To be understood by a lay audience, the extensive study needed excellent elucidation skills which fell to UCSF.EDU’s Jason Alvarez and Pete Farley resulting in a successful pitch to the Times. The New York Times article can be found here nyti.ms/2Uu0geT . Below is Jason Alvarez and Pete Farley’s lay translation:
New research shows that some cancers resist the latest immunotherapies and remain invisible to the immune system because they deploy molecular saboteur that infiltrate the body’s immune command centers and switch off its cancer-detecting machinery.
These stealthy saboteurs — which had so far eluded scientists — were finally detected by a team at UCSF, who will report their discovery the journal Cell this week. In addition to offering a surprising explanation for why immunotherapy works poorly in some cancers, the work points the way to a promising new way to unleash the immune system against disease.
Scientists have long known that cancer can evade the immune system by disarming the immune cells that patrol the body with “checkpoint” proteins on the surface of cancer cells. The successful cancer immunotherapies called checkpoint inhibitors work by blocking these proteins and freeing the immune system to target the cancer.

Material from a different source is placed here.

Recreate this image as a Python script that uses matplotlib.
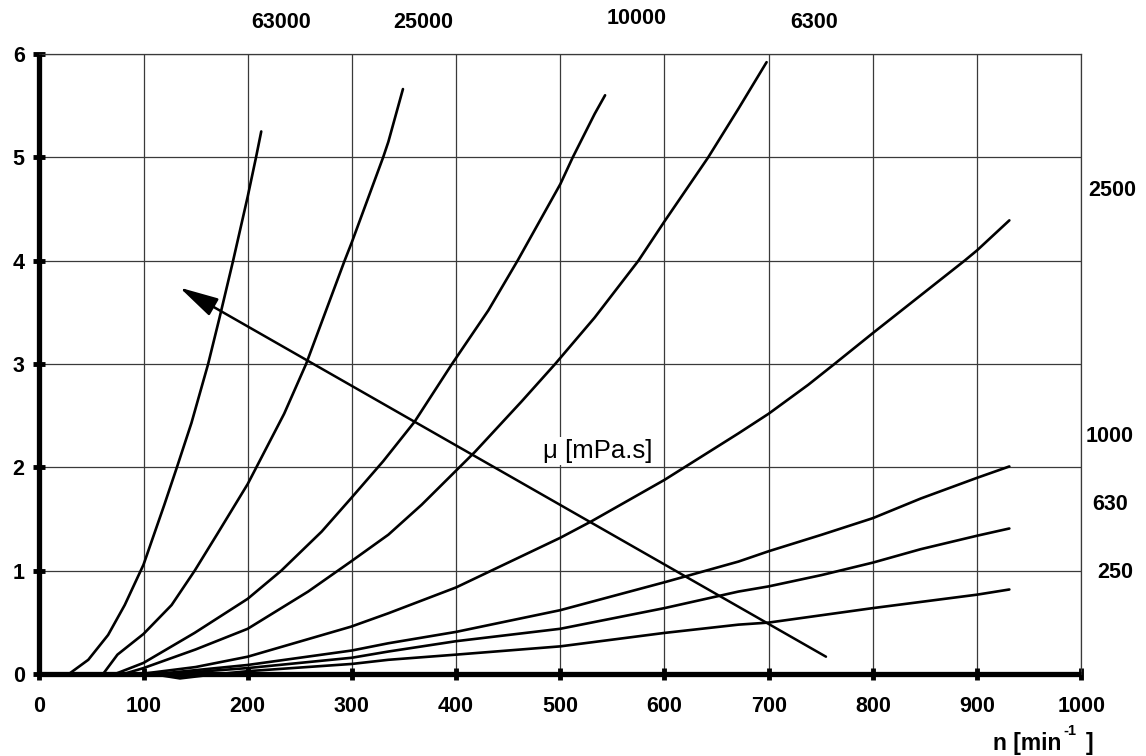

But some cancers, such as prostate cancer, have remained stubbornly resistant to treatment with checkpoint inhibitors, and the UCSF’s team’s new findings may help explain why.
Rather than displaying checkpoint proteins on their surface, the cancer cells studied by the UCSF scientists instead ship these proteins out of the cell in molecular freighters called exosomes. When they reach lymph nodes, where immune cells are primed to attack cancer, the checkpoint proteins turn off the immune response—before the immune cells have even had a chance to deploy.
And when checkpoint proteins are packed into exosomes, immunotherapy drugs can’t touch them.
But the study also sounds a more hopeful note: the researchers found that cancers that deploy this defense — prostate and colorectal cancer — can be made vulnerable to the immune system and to immunotherapy if the cancer cells’ ability to make exosomes is disrupted, even temporarily. Once the immune system has “seen” the cancer deprived of its exosome defense, it goes on the attack, and this response remains in place, continuing to protect against the cancer.
Taken as a whole, the new study explains why some cancers don’t respond to immunotherapy, but also provides new strategies to make cancer susceptible to immunotherapy.